Reviews of A Fairway Full of Miners reference the unusually high voice of the singer for Winnipeg's Boats. Even the band bio on Kill Rock Stars' website mentions "Mat Klachefsky’s bizarre vocal chords" - a voice that doesn't seem unusually high to me, certainly not for pop music. Boats' poppy indie rock is certainly eccentric, as song titles such as "Advice on Bioluminescent Bears" and "O Jumbotron" might suggest. "The nurses will gather together and laugh at the animated gifs," voices sing, answered by a men's chorus who finish the thought: "and all your friends will turn to shit."

Despite the air of exuberance and whimsy, Klachefsky insists that all the songs are about something. "I know what I'm talking about," he says. "I think it ruins it if I tell anybody else."

Boats play the Circle Bar Sunday night with Montreal's Patrick Krief, and the band has toured North America regularly since 2007. While it's making inroads, the quality of venues Boats perform in vary radically.
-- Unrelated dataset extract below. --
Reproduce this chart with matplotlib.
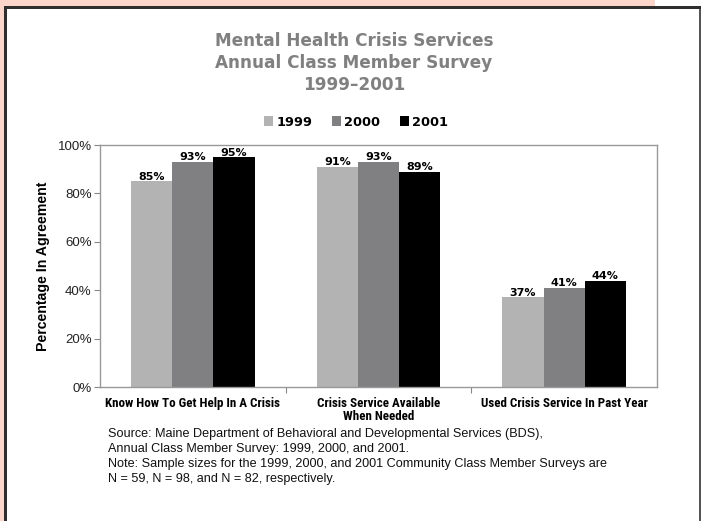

They played a beautiful venue in Portland, but "the night before we played an all-ages in what was essentially a dank, dark garage," Kalchefsky says. "There was no stage, just a corner, and none of the gear worked."
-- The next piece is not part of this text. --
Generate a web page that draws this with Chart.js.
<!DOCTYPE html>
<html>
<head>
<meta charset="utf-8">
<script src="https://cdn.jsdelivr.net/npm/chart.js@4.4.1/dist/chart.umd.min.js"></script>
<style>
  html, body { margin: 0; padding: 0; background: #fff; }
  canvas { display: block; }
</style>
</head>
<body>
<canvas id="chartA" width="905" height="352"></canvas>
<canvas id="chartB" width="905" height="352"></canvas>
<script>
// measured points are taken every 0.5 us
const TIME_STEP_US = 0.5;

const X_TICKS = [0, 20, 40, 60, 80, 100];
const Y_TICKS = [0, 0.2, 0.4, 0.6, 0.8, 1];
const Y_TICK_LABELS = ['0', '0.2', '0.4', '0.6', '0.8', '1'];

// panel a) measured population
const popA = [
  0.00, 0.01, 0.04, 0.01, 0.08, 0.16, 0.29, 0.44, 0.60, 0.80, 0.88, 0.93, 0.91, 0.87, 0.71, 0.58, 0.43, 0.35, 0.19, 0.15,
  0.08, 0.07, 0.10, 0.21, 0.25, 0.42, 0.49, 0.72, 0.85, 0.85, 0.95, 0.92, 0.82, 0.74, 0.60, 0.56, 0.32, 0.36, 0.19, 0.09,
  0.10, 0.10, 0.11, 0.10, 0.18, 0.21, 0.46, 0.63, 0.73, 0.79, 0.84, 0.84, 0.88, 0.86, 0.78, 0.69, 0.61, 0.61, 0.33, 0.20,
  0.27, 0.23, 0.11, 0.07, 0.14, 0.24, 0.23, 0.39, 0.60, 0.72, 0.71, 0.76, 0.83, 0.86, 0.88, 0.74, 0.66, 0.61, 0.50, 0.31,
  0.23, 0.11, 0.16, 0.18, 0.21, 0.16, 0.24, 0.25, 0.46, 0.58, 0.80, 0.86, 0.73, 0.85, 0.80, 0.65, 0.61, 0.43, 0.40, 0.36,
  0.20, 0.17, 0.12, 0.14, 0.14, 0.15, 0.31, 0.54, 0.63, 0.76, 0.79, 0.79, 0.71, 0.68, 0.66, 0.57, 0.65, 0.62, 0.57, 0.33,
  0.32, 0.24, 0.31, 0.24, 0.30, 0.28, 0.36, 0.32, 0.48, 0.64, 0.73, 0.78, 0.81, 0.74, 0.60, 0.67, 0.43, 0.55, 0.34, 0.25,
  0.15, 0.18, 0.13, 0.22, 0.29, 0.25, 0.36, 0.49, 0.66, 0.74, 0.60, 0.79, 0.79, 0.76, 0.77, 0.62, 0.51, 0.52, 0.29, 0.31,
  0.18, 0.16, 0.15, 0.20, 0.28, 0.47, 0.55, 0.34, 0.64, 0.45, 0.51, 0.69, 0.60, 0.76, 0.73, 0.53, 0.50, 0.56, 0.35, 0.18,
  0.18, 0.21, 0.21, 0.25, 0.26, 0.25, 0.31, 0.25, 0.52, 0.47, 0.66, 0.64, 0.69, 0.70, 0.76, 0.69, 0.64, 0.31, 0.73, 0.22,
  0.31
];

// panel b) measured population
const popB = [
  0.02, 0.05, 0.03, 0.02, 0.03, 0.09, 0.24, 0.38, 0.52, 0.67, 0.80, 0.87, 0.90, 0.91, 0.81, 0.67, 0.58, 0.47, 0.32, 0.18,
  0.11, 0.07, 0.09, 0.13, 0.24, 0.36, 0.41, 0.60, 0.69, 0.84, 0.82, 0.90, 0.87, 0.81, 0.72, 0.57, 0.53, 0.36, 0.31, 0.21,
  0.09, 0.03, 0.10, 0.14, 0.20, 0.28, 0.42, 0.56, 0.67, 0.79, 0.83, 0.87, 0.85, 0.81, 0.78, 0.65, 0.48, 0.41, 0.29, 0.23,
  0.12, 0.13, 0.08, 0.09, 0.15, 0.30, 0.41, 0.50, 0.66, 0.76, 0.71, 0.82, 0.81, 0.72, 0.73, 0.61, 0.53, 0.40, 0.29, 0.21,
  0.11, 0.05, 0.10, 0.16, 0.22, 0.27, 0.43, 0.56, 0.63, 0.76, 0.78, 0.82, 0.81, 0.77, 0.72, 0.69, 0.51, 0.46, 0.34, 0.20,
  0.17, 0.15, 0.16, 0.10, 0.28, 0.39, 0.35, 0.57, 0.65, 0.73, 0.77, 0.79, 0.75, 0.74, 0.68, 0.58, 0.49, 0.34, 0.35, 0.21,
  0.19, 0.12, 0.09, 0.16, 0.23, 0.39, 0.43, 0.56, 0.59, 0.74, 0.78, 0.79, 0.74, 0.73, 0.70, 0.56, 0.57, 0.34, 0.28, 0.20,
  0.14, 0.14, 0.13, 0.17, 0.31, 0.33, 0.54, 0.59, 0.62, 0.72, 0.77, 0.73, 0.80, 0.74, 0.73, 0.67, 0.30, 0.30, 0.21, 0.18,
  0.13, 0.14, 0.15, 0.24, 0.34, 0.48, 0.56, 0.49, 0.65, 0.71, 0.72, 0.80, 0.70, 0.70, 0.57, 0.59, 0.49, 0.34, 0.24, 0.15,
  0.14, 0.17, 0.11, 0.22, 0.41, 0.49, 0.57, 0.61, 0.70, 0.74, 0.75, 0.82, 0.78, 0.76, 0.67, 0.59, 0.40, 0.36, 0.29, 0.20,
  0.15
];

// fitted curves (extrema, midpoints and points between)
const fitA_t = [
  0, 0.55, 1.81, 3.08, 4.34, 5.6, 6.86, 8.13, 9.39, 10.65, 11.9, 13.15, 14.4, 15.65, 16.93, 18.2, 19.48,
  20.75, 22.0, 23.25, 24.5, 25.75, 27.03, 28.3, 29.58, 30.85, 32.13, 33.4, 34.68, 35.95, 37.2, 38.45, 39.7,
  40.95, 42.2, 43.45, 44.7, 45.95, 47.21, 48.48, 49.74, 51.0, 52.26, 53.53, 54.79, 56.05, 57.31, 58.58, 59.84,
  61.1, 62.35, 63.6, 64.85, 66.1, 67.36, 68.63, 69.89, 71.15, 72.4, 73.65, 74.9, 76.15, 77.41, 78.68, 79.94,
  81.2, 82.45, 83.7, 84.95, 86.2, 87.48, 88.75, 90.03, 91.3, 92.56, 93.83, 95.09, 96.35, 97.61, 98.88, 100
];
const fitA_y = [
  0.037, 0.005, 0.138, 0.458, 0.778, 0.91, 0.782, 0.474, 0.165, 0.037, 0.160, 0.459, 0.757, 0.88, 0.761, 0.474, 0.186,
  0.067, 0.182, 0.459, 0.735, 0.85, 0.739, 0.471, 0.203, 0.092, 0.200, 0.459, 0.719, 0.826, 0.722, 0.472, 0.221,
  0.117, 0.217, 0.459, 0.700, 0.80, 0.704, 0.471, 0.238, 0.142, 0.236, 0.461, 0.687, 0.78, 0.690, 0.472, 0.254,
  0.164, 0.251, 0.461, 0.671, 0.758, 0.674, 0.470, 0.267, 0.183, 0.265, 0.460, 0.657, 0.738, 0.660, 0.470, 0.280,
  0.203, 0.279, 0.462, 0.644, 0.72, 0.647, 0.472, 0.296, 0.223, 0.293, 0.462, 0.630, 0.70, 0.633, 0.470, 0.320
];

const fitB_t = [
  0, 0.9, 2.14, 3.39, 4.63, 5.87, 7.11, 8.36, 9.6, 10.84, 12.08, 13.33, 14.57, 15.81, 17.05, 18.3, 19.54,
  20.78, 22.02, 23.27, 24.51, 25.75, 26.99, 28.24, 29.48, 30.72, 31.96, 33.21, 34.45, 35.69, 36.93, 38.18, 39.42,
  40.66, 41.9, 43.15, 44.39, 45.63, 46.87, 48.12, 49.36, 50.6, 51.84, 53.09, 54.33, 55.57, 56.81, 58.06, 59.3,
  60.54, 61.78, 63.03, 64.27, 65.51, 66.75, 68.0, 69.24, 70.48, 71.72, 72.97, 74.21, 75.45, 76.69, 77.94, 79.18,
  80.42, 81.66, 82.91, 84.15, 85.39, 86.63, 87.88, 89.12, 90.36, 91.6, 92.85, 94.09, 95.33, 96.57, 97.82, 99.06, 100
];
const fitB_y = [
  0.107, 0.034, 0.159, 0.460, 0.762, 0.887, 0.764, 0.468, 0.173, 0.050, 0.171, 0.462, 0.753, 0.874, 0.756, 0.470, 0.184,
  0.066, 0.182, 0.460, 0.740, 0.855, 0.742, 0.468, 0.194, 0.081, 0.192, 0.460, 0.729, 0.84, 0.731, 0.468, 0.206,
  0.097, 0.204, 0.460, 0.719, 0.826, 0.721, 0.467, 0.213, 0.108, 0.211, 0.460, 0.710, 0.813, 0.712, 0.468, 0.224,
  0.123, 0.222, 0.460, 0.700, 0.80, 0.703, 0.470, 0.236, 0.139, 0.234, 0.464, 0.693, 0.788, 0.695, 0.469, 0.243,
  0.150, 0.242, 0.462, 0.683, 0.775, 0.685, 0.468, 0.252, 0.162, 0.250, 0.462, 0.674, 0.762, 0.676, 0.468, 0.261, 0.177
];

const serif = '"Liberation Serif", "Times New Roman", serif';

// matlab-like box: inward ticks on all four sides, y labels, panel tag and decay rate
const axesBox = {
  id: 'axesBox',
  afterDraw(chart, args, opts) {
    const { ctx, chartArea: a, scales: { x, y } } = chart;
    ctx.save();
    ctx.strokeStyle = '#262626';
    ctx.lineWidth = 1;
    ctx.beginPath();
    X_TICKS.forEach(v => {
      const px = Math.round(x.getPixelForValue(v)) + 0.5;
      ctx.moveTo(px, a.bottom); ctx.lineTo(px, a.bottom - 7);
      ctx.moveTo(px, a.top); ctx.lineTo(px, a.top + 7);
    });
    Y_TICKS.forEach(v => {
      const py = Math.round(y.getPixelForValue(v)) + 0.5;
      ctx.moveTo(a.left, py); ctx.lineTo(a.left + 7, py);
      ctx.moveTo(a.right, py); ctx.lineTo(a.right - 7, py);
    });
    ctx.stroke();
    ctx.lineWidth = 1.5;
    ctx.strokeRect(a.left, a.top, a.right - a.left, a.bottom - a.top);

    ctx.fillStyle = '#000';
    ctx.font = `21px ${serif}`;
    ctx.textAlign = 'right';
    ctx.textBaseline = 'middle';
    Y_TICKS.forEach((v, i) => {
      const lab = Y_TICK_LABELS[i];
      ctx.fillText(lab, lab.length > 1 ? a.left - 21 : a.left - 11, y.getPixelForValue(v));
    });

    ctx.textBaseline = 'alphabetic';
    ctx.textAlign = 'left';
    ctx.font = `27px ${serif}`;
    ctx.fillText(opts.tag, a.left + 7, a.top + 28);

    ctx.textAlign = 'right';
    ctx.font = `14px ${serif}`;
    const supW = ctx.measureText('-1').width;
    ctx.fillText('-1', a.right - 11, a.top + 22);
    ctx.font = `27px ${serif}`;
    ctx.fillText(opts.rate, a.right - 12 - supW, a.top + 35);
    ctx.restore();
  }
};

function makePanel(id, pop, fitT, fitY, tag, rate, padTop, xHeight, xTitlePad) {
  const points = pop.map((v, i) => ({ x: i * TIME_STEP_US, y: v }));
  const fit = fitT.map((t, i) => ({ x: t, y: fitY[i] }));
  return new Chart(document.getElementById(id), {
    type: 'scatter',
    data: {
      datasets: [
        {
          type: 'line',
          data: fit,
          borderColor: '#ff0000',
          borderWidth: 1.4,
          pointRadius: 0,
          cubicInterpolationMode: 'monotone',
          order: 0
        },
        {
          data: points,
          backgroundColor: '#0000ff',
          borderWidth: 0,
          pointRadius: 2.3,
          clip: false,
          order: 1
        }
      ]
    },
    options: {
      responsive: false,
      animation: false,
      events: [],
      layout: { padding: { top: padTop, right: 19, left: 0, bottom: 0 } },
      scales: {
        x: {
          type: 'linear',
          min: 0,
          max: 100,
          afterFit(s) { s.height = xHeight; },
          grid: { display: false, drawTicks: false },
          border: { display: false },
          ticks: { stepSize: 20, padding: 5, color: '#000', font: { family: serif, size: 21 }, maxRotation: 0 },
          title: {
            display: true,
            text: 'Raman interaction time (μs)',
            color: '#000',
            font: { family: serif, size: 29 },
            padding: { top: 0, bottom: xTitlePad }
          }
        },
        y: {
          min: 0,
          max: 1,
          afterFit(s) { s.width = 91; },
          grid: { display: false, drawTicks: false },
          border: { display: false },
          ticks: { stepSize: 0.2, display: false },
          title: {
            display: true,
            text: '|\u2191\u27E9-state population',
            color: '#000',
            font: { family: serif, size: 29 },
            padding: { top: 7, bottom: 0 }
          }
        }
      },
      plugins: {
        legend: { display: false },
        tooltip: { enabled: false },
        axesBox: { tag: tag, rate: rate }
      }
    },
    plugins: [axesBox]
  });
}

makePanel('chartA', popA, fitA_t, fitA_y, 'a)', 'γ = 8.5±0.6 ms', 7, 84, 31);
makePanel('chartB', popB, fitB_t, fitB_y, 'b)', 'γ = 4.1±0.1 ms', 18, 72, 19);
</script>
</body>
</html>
Klachefsky sings and writes the songs, working them out through a process of making demos. It's a process that goes back to his introduction to the Winnipeg music scene. From the start, he and friends would make tracks to show off to each other. They formed their own indie label to release compilations of their tracks with no real idea of what they were doing. Musically, he was influenced by Modest Mouse, Neutral Milk Hotel, Grandaddy and the bands on the Matador Records' 10th anniversary compilation. "I tell people I don't listen to music from before 1998," he says.

He still writes through the demo process, laying down a part or section to help him decide what goes with it. "Some of these songs have a hundred versions lying around somewhere," Klachefsky says. "In demos, you can hear cars driving by, and the metal band practicing next door comes through." Once he has finished them, he takes the demos to the band to cut, so even though A Fairway Full of Miners sounds like friends entertaining each other, he says that's what happens on tour more than in the studio. "I'm not good at most instruments, so they played all the hard parts," he says.
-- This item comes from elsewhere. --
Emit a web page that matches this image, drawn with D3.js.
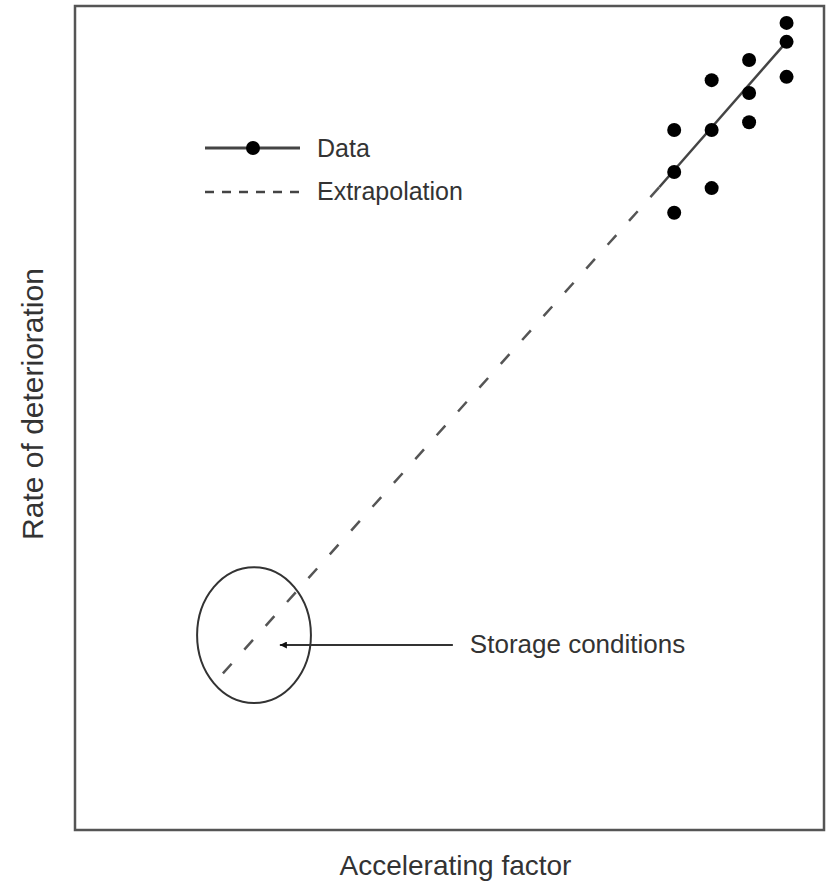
<!DOCTYPE html>
<html>
<head>
<meta charset="utf-8">
<script src="https://cdn.jsdelivr.net/npm/d3@7"></script>
<style>
  html, body { margin: 0; padding: 0; background: #fff; }
  svg { display: block; font-family: "Liberation Sans", Arial, sans-serif; }
</style>
</head>
<body>
<div id="chart"></div>
<script>
// Datos (unidades arbitrarias 0..20)
const accelX = [16, 16, 16, 17, 17, 17, 18, 18, 18, 19, 19, 19];
const rateY  = [16.99, 15.97, 14.98, 18.20, 16.99, 15.58, 18.69, 17.89, 17.18, 19.59, 19.13, 18.28];

const fitX   = [15.6, 19];
const fitY   = [15.6, 19.13];
const extraX = [3.95, 15.6];
const extraY = [3.8, 15.6];

// Zona de almacenamiento (elipse) y flecha de la anotación
const storageCenter = [4.78, 4.73];
const storageRadius = [1.52, 1.65];
const arrowX = [10.09, 5.47];
const arrowY = [4.49, 4.49];

const legendLabels = ['Data', 'Extrapolation'];
const xTitle = 'Accelerating factor';
const yTitle = 'Rate of deterioration';
const storageLabel = 'Storage conditions';

const W = 831, H = 881;
const mLeft = 75, mRight = 824, mTop = 6, mBottom = 830;
const ink = '#333';

const x = d3.scaleLinear().domain([0, 20]).range([mLeft, mRight]);
const y = d3.scaleLinear().domain([0, 20]).range([mBottom, mTop]);

const svg = d3.select('#chart').append('svg')
    .attr('width', W).attr('height', H);

svg.append('defs').append('marker')
    .attr('id', 'arrowhead')
    .attr('viewBox', '0 0 10 10')
    .attr('refX', 10).attr('refY', 5)
    .attr('markerWidth', 8).attr('markerHeight', 3.5)
    .attr('markerUnits', 'strokeWidth')
    .attr('orient', 'auto')
    .append('path').attr('d', 'M0,0 L10,5 L0,10 Z').attr('fill', '#111');

// Marco
svg.append('rect')
    .attr('x', mLeft).attr('y', mTop)
    .attr('width', mRight - mLeft).attr('height', mBottom - mTop)
    .attr('fill', 'none').attr('stroke', '#555').attr('stroke-width', 2.5);

const line = d3.line().x(d => x(d[0])).y(d => y(d[1]));

// Extrapolación (discontinua)
svg.append('path')
    .datum(d3.zip(extraX, extraY))
    .attr('d', line)
    .attr('fill', 'none').attr('stroke', '#555')
    .attr('stroke-width', 2.5).attr('stroke-dasharray', '13,19');

// Recta ajustada
svg.append('path')
    .datum(d3.zip(fitX, fitY))
    .attr('d', line)
    .attr('fill', 'none').attr('stroke', '#444').attr('stroke-width', 2.5);

// Puntos
svg.append('g').selectAll('circle')
    .data(d3.zip(accelX, rateY))
    .join('circle')
    .attr('cx', d => x(d[0])).attr('cy', d => y(d[1]))
    .attr('r', 7).attr('fill', '#000');

// Elipse de condiciones de almacenamiento
svg.append('ellipse')
    .attr('cx', x(storageCenter[0])).attr('cy', y(storageCenter[1]))
    .attr('rx', x(storageRadius[0]) - x(0))
    .attr('ry', y(0) - y(storageRadius[1]))
    .attr('fill', 'none').attr('stroke', '#333').attr('stroke-width', 2);

svg.append('line')
    .attr('x1', x(arrowX[0])).attr('y1', y(arrowY[0]))
    .attr('x2', x(arrowX[1])).attr('y2', y(arrowY[1]))
    .attr('stroke', '#333').attr('stroke-width', 2)
    .attr('marker-end', 'url(#arrowhead)');

svg.append('text')
    .attr('x', x(arrowX[0]) + 17).attr('y', y(arrowY[0]) + 8)
    .style('font-size', '26px').style('fill', ink)
    .text(storageLabel);

// Leyenda
const lg = svg.append('g');
lg.append('line')
    .attr('x1', 205).attr('x2', 300).attr('y1', 148).attr('y2', 148)
    .attr('stroke', '#444').attr('stroke-width', 3);
lg.append('circle').attr('cx', 253).attr('cy', 148).attr('r', 7).attr('fill', '#000');
lg.append('line')
    .attr('x1', 205).attr('x2', 300).attr('y1', 192).attr('y2', 192)
    .attr('stroke', '#444').attr('stroke-width', 2.5).attr('stroke-dasharray', '9,8');
lg.selectAll('text')
    .data(legendLabels)
    .join('text')
    .attr('x', 317).attr('y', (d, i) => 157 + i * 43)
    .style('font-size', '25px').style('fill', ink)
    .text(d => d);

// Títulos de ejes
svg.append('text')
    .attr('x', (mLeft + mRight) / 2 + 6).attr('y', 875)
    .attr('text-anchor', 'middle')
    .style('font-size', '28px').style('fill', ink)
    .text(xTitle);

svg.append('text')
    .attr('transform', 'translate(43, 404) rotate(-90)')
    .attr('text-anchor', 'middle')
    .style('font-size', '30px').style('fill', ink)
    .text(yTitle);
</script>
</body>
</html>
Despite Klachefsky's disparagement of his technical abilities, Boats works with an ambitious music palate. His and other voices sing together, in harmony, in answer, and to fill musical space with a little more melody. Horns work their way into "Great Skulls," while a low, not-found-in-nature synth squiggle introduces "Sad Legs." Perhaps because of Klachefsky's attitude toward his own musical abilities, he doesn't treat any of the sounds preciously or give them anymore respect than they deserve. They exist to move the songs forward. On A Fairway Full of Miners, the songs have "buddies" - "Advice on Bears" and "Advice on Bioluminescent Bears," "We Got Pillow And Blankets" and "We Got Tables And Chairs" for example - some of which are musically related, some of which aren't.

"It's a way to amuse myself," Katchefsky says. "It was happening naturally, and I decided to go all the way with it."

Boats' songs aren't funny, but they have a definite sense of humor that's in keeping with the band's enthusiastic catchiness. The songs' first job is to amuse him - "Why else would I be doing this?" Klachefsky says - and that reflects an attitude that borders on a mission statement. "I think it's very important. Nobody should be taking themselves too seriously."